Wednesday, November 30, 2011
Windsor For The Derby Are Against Love
Windsor for the Derby are like a breath of fresh air. Literally. Taking the world of post rock and making it even more post, this experimental group hovers around the ether and floats around on breezes droning about wherever they may roam. Their latest album, Against Loveis a testament to that as the album started out as a seemingly endless list of drones and loops inspired by their earlier works. Eventually giving several of these sounds and atmospheres a voice and mixing them together with enough ambience to make Brian Eno blush, the band wound up with Against Love.
Quiet, light, and unobtrusive, Windsor for the Derby go on in the background of your mind and sway in the breeze as if they were weightless and transparent. They're an incredible band that barely raise their voices and make themselves known, and for years that has been their charm. Yeah, they're post rock but they bring the element of lyrical beauty to their material giving it further depth in a never ending quest to be heard by something, anything. Gently strummed guitars, sighed vocals, and barely beat drums swirl around creating a cloudy calliope of sound that's absolutely gorgeous.
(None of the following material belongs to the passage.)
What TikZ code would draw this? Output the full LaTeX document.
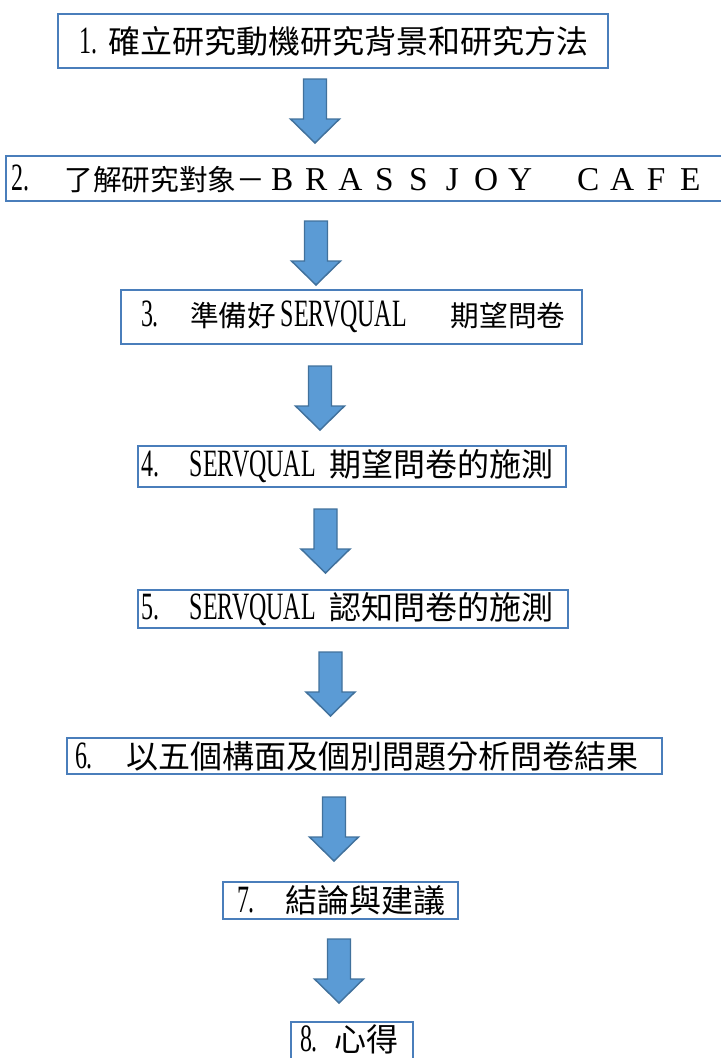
\documentclass[tikz,border=0pt]{standalone}
\usepackage{fontspec}
\setmainfont{Liberation Serif}
\newfontfamily\cjkfont{Noto Sans CJK TC}
\newfontfamily\narrowfont[FakeStretch=0.62]{Liberation Serif}
\definecolor{boxline}{HTML}{4A7EBB}
\definecolor{arrowfill}{HTML}{5B9BD5}
\definecolor{arrowline}{HTML}{41719C}
\newcommand\dgt[1]{{\narrowfont\fontsize{29pt}{29pt}\selectfont #1}}
\newcommand\zht[1]{{\cjkfont\fontsize{24pt}{24pt}\selectfont #1}}
\newcommand\zhs[1]{{\cjkfont\fontsize{21.5pt}{22pt}\selectfont #1}}
\newcommand\fwl[1]{\makebox[25.5pt][c]{\fontsize{25pt}{25pt}\selectfont #1}}
\tikzset{
  stepbox/.style={draw=boxline, line width=1.6pt, fill=white, inner sep=0pt, rectangle},
  openbox/.style={draw=boxline, line width=1.6pt},
  blockarrow/.style={draw=arrowline, line width=1.1pt, fill=arrowfill, line join=miter},
  pics/downarrow/.style={code={\draw[blockarrow] (-11.5,0) -- (11.5,0) -- (11.5,40) -- (24.5,40) -- (0,64) -- (-24.5,40) -- (-11.5,40) -- cycle;}}
}
\begin{document}
\begin{tikzpicture}[x=0.75pt,y=-0.75pt]
\clip (0,0) rectangle (721,1058);
\node[stepbox, minimum width=412.5pt, minimum height=40.5pt] (b1) at (333,41)
  {\makebox[412.5pt][l]{\hspace{16.5pt}\dgt{1.}\hspace{8pt}\zht{確立研究動機研究背景和研究方法}}};
\node[stepbox, minimum width=550.5pt, minimum height=33.75pt] (b2) at (373,178.5)
  {\makebox[550.5pt][l]{\hspace{4.5pt}\dgt{2.}\hspace{26pt}\zhs{了解研究對象－}\fwl{B}\fwl{R}\fwl{A}\fwl{S}\fwl{S}\fwl{J}\fwl{O}\fwl{Y}\fwl{}\fwl{C}\fwl{A}\fwl{F}\fwl{E}}};
\node[stepbox, minimum width=345.75pt, minimum height=40.5pt] (b3) at (351.5,317)
  {\makebox[345.75pt][l]{\hspace{15pt}\dgt{3.}\hspace{23.5pt}\zhs{準備好}\hspace{3.5pt}\dgt{SERVQUAL}\hspace{33pt}\zhs{期望問卷}}};
\node[stepbox, minimum width=321pt, minimum height=30.75pt] (b4) at (352,466.5)
  {\makebox[321pt][l]{\hspace{2.5pt}\dgt{4.}\hspace{23pt}\dgt{SERVQUAL}\hspace{10pt}\zht{期望問卷的施測}}};
\node[stepbox, minimum width=322.5pt, minimum height=28.5pt] (b5) at (353,609)
  {\makebox[322.5pt][l]{\hspace{2.5pt}\dgt{5.}\hspace{23pt}\dgt{SERVQUAL}\hspace{10pt}\zht{認知問卷的施測}}};
\node[stepbox, minimum width=446.25pt, minimum height=27pt] (b6) at (364.5,756)
  {\makebox[446.25pt][l]{\hspace{6pt}\dgt{6.}\hspace{25.5pt}\zht{以五個構面及個別問題分析問卷結果}}};
\node[stepbox, minimum width=176.25pt, minimum height=27.75pt] (b7) at (340.5,900.5)
  {\makebox[176.25pt][l]{\hspace{10.5pt}\dgt{7.}\hspace{23pt}\zht{結論與建議}}};
\node[inner sep=0pt, minimum width=91.5pt, minimum height=26.25pt] (b8) at (352,1039.5)
  {\makebox[91.5pt][l]{\hspace{6.75pt}\dgt{8.}\hspace{12.75pt}\zht{心得}}};
\draw[openbox] ([yshift=-3pt]b8.south west) |- (b8.north east) -- ([yshift=-3pt]b8.south east);
\pic (a1) at (315,79) {downarrow};
\pic (a2) at (316,221) {downarrow};
\pic (a3) at (320,366) {downarrow};
\pic (a4) at (325.5,509) {downarrow};
\pic (a5) at (330.5,652) {downarrow};
\pic (a6) at (334,797) {downarrow};
\pic (a7) at (339,939) {downarrow};
\end{tikzpicture}
\end{document}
Ok, so it's barely audible because of just how un-obtrusive they are but if you sit and pay attention, Against Love reveals its beauty one song at a time and it will leave you in awe.
Songs like "Queen of the Sun," and "Autumn Song," take loops into infinity but swirl lazy, dozed off vocals around swooshy guitars to create an atmospheric journey to the center of your mind. It's an absolutely gorgeous song that crawls along at a snail's pace and hypnotizes you into submission using repetition as a weapon. Then there are the ambient songs that make up the rest of Against Love; these instrumental works sound so delicate and fragile that you'll worry they might just shatter somewhere between your player and ears. It's hauntingly superb stuff that helps your imagination set the sights and scenes that go along with the titles. From, "Singer 1968," to "Moon Shadows," Windsor for the Derby clearly know how to set mood and tone with a very few notes and they do this stunningly well.
Against Love isn't exactly the feel good hit of the summer, but it is an awesome record nonetheless. Quiet, inconspicuous, and subdued beyond the definition of subdued, Against Love works it's charms slowly and meekly, eventually wearing you down enough so that you can't help but remember the world that Windsor for the Derby have created. It's a world worth letting your imagination run wild and they do an excellent job of world building using nothing but musical notes.